Mangan ku weh tersebut merupakan suatu acara sebagai wujud rasa syukur dalam bentuk kenduri yang dapat dilaksanakan oleh satu (sara) kampung, sara belah (satu klen), dapat juga dilaksanakan oleh muda mudi (beberu bebujang) satu kampung. Karena dalam masyarakat Gayo mereka dianggap dengan (saudara)
Dapat dikatakan mangan ku weh merupakan acara tahunan dan bergengsi saat itu yang selalu dipersiapkan pada tiap kampung, karena masa panen padi di Gayo dahulu adalah setahun dalam satu musim tanam dan kesibukan masyarakat hanya berkutat antara sawah dan kebun kopi sehingga banyak waktu melaksanakan acara rutin tahunan.
Inti acara pada mangan ku weh adalah ungkapan rasa syukur kepada Allah SWT, dengan berdo’a bersama, dirangkai dengan pemberian nasehat dari tokoh adat maupun tokoh agama. Dalam nasehatnya tokoh agama menyampaikan agar tidak melupakan zakat, infak dan sadaqah atas nikmat rizki yang telah didapat.

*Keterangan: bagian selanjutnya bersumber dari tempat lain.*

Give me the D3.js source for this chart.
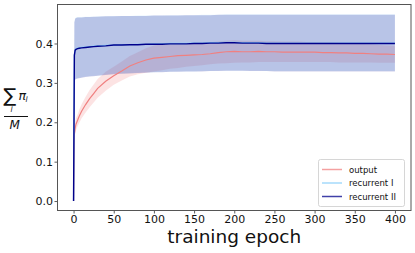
<!DOCTYPE html>
<html>
<head>
<meta charset="utf-8">
<script src="https://cdn.jsdelivr.net/npm/d3@7"></script>
<style>
  body { margin: 0; background: #fff; }
  text { font-family: "DejaVu Sans", sans-serif; }
</style>
</head>
<body>
<svg id="chart" width="415" height="253"></svg>
<script>
const epochs = [0, 1, 2, 3, 5, 7, 10, 15, 20, 25, 30, 40, 50, 60, 70, 80, 90, 100, 110, 120, 130, 140, 150, 160, 170, 180, 190, 200, 210, 220, 230, 240, 250, 260, 270, 280, 290, 300, 310, 320, 330, 340, 350, 360, 370, 380, 390, 400];

// output (mean, lower, upper)
const outMean = [0, 0.17, 0.185, 0.195, 0.205, 0.215, 0.228, 0.245, 0.26, 0.273, 0.286, 0.304, 0.318, 0.33, 0.343, 0.351, 0.358, 0.363, 0.365, 0.367, 0.369, 0.370, 0.371, 0.372, 0.374, 0.377, 0.379, 0.380, 0.379, 0.379, 0.380, 0.379, 0.379, 0.378, 0.378, 0.378, 0.378, 0.378, 0.377, 0.377, 0.376, 0.376, 0.375, 0.375, 0.374, 0.373, 0.373, 0.372];
const outLow = [0, 0.158, 0.172, 0.18, 0.19, 0.198, 0.21, 0.225, 0.238, 0.25, 0.262, 0.28, 0.295, 0.306, 0.316, 0.322, 0.326, 0.329, 0.332, 0.336, 0.338, 0.341, 0.343, 0.345, 0.347, 0.349, 0.350, 0.351, 0.352, 0.352, 0.353, 0.353, 0.353, 0.353, 0.353, 0.353, 0.353, 0.353, 0.353, 0.353, 0.352, 0.352, 0.352, 0.352, 0.352, 0.351, 0.351, 0.351];
const outHigh = [0, 0.182, 0.198, 0.21, 0.22, 0.232, 0.246, 0.265, 0.282, 0.296, 0.31, 0.328, 0.341, 0.354, 0.368, 0.378, 0.388, 0.395, 0.398, 0.399, 0.400, 0.401, 0.401, 0.402, 0.403, 0.405, 0.407, 0.408, 0.407, 0.407, 0.407, 0.406, 0.406, 0.405, 0.405, 0.405, 0.404, 0.404, 0.403, 0.403, 0.402, 0.401, 0.400, 0.399, 0.398, 0.396, 0.395, 0.394];

// recurrent I
const rec1Mean = [0, 0.372, 0.384, 0.386, 0.388, 0.389, 0.390, 0.391, 0.392, 0.393, 0.394, 0.395, 0.396, 0.397, 0.397, 0.398, 0.398, 0.399, 0.399, 0.400, 0.400, 0.400, 0.401, 0.401, 0.402, 0.402, 0.403, 0.403, 0.402, 0.402, 0.402, 0.401, 0.401, 0.401, 0.401, 0.401, 0.401, 0.401, 0.401, 0.401, 0.401, 0.401, 0.401, 0.401, 0.401, 0.401, 0.401, 0.401];
const rec1Low = [0, 0.302, 0.309, 0.311, 0.312, 0.313, 0.314, 0.316, 0.317, 0.318, 0.319, 0.321, 0.323, 0.324, 0.325, 0.326, 0.327, 0.327, 0.328, 0.328, 0.329, 0.329, 0.329, 0.330, 0.330, 0.331, 0.331, 0.331, 0.331, 0.331, 0.331, 0.330, 0.330, 0.330, 0.330, 0.330, 0.330, 0.330, 0.330, 0.330, 0.330, 0.330, 0.330, 0.330, 0.330, 0.330, 0.330, 0.330];
const rec1High = [0, 0.455, 0.464, 0.466, 0.467, 0.467, 0.467, 0.468, 0.468, 0.468, 0.469, 0.469, 0.470, 0.470, 0.470, 0.471, 0.471, 0.471, 0.471, 0.472, 0.472, 0.472, 0.472, 0.473, 0.473, 0.473, 0.474, 0.474, 0.474, 0.474, 0.474, 0.474, 0.474, 0.474, 0.474, 0.474, 0.474, 0.474, 0.474, 0.474, 0.474, 0.474, 0.474, 0.474, 0.474, 0.474, 0.474, 0.474];

// recurrent II
const rec2Mean = [0, 0.370, 0.383, 0.385, 0.387, 0.388, 0.389, 0.390, 0.391, 0.392, 0.393, 0.394, 0.396, 0.396, 0.397, 0.397, 0.398, 0.398, 0.398, 0.399, 0.399, 0.399, 0.400, 0.400, 0.401, 0.401, 0.402, 0.402, 0.401, 0.401, 0.401, 0.400, 0.400, 0.400, 0.400, 0.400, 0.400, 0.400, 0.400, 0.400, 0.400, 0.400, 0.400, 0.400, 0.400, 0.400, 0.400, 0.400];
const rec2Low = [0, 0.300, 0.308, 0.310, 0.311, 0.312, 0.313, 0.315, 0.316, 0.317, 0.318, 0.320, 0.322, 0.323, 0.324, 0.325, 0.326, 0.327, 0.327, 0.328, 0.328, 0.329, 0.329, 0.329, 0.330, 0.330, 0.331, 0.331, 0.331, 0.330, 0.330, 0.330, 0.329, 0.329, 0.329, 0.329, 0.329, 0.329, 0.329, 0.329, 0.329, 0.329, 0.329, 0.329, 0.329, 0.329, 0.329, 0.329];
const rec2High = [0, 0.453, 0.463, 0.465, 0.466, 0.466, 0.466, 0.467, 0.467, 0.468, 0.468, 0.469, 0.469, 0.470, 0.470, 0.470, 0.470, 0.471, 0.471, 0.471, 0.471, 0.472, 0.472, 0.472, 0.472, 0.473, 0.473, 0.473, 0.473, 0.473, 0.473, 0.473, 0.473, 0.473, 0.473, 0.473, 0.473, 0.473, 0.473, 0.473, 0.473, 0.473, 0.473, 0.473, 0.473, 0.473, 0.473, 0.473];

const xTicks = [0, 50, 100, 150, 200, 250, 300, 350, 400];
const yTicks = [0.0, 0.1, 0.2, 0.3, 0.4];
const seriesNames = ["output", "recurrent I", "recurrent II"];

const LEFT = 57.5, RIGHT = 411, TOP = 4.5, BOTTOM = 210.5;

let svg = d3.select('#chart');
let x = d3.scaleLinear().domain([-20, 420]).range([LEFT, RIGHT]);
let y = d3.scaleLinear().domain([-0.024, 0.499]).range([BOTTOM, TOP]);

function band(lo, hi) {
  return d3.area().x((d, i) => x(epochs[i])).y0((d, i) => y(lo[i])).y1((d, i) => y(hi[i]))(epochs);
}
function line(vals) {
  return d3.line().x((d, i) => x(epochs[i])).y((d, i) => y(vals[i]))(epochs);
}

// bands first, lines on top
let plot = svg.append('g');
plot.append('path').attr('d', band(outLow, outHigh)).attr('fill', '#f08080').attr('fill-opacity', 0.22);
plot.append('path').attr('d', band(rec1Low, rec1High)).attr('fill', '#87cefa').attr('fill-opacity', 0.2);
plot.append('path').attr('d', band(rec2Low, rec2High)).attr('fill', '#00008b').attr('fill-opacity', 0.2);
plot.append('path').attr('d', line(outMean)).attr('fill', 'none').attr('stroke', '#f08080').attr('stroke-width', 1.2);
plot.append('path').attr('d', line(rec1Mean)).attr('fill', 'none').attr('stroke', '#87cefa').attr('stroke-width', 1.3);
plot.append('path').attr('d', line(rec2Mean)).attr('fill', 'none').attr('stroke', '#00008b').attr('stroke-width', 1.4);

// axes
let xAxis = d3.axisBottom(x).tickValues(xTicks).tickSize(3).tickPadding(2).tickFormat(d3.format('d'));
let yAxis = d3.axisLeft(y).tickValues(yTicks).tickSize(3).tickPadding(1.5).tickFormat(d3.format('.1f'));
let gx = svg.append('g').attr('transform', `translate(0,${BOTTOM})`).call(xAxis);
let gy = svg.append('g').attr('transform', `translate(${LEFT},0)`).call(yAxis);
[gx, gy].forEach(g => {
  g.select('.domain').remove();
  g.selectAll('.tick line').attr('stroke', '#333').attr('stroke-width', 0.8);
  g.selectAll('.tick text').attr('fill', '#111').style('font-size', '11px').style('font-family', 'DejaVu Sans');
});

// frame
svg.append('rect').attr('x', LEFT).attr('y', TOP).attr('width', RIGHT - LEFT).attr('height', BOTTOM - TOP)
  .attr('fill', 'none').attr('stroke', '#555').attr('stroke-width', 1);

// x label
svg.append('text').attr('x', (LEFT + RIGHT) / 2).attr('y', 243).attr('text-anchor', 'middle')
  .style('font-size', '18.5px').attr('fill', '#111').text('training epoch');

// y label: sum_l pi_l / M
let yl = svg.append('g').attr('fill', '#111');
yl.append('text').attr('x', 3.5).attr('y', 102).style('font-size', '19px').text('\u2211');
yl.append('text').attr('x', 18.5).attr('y', 99.5).style('font-size', '12.5px').style('font-style', 'italic').text('\u03c0');
yl.append('text').attr('x', 25.5).attr('y', 102).style('font-size', '7.5px').style('font-style', 'italic').text('l');
yl.append('text').attr('x', 10.5).attr('y', 112).style('font-size', '7.5px').style('font-style', 'italic').text('l');
yl.append('line').attr('x1', 4).attr('x2', 28).attr('y1', 116.5).attr('y2', 116.5).attr('stroke', '#111').attr('stroke-width', 1);
yl.append('text').attr('x', 9.5).attr('y', 128.5).style('font-size', '12px').style('font-style', 'italic').text('M');

// legend
let legendColors = ['#f08080', '#87cefa', '#00008b'];
let lg = svg.append('g');
lg.append('rect').attr('x', 318.5).attr('y', 159.5).attr('width', 86).attr('height', 47).attr('rx', 2)
  .attr('fill', '#fff').attr('fill-opacity', 0.8).attr('stroke', '#ccc').attr('stroke-width', 0.8);
seriesNames.forEach((name, i) => {
  let yy = 169.5 + i * 13.5;
  lg.append('line').attr('x1', 322).attr('x2', 342).attr('y1', yy).attr('y2', yy)
    .attr('stroke', legendColors[i]).attr('stroke-width', 1.5).attr('stroke-opacity', 0.75);
  lg.append('text').attr('x', 349).attr('y', yy + 3).style('font-size', '8.5px').attr('fill', '#111').text(name);
});
</script>
</body>
</html>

Sementara tokoh adat lazimnya berpesan agar tetap mengingat Allah karena tanda-tanda alam dapat dilihat dari hasil panen yang telah didapat, tidak berlaku ria dan meneguhkan akan pentingnya ketahanan pangan serta tetap menjaga dan melestarikan nilai-nilai adat, budaya dan tradisi.
Pesan sekaligus memberi peringatan agar tidak terlena dengan rezeki yang melimpah dengan harapan terindar dari istidraj, disamping itu tentunya juga sebagai acara hiburan (riah bererie) untuk menghilangkan penat (refreshing) karena telah selesai dari pekerjaan berat dan mendapat hasil yang baik.
Melalui acara mangan ku weh terjalin silaturrahmi antara sesama masyarakat dan penekanan dalam nasehat terutama kepada pemuda pemudi (beberu bebujang) agar tetap saling menganggap dengan (saudara/muhrim) yaitu dilarang menikah menurut ketentuan adat.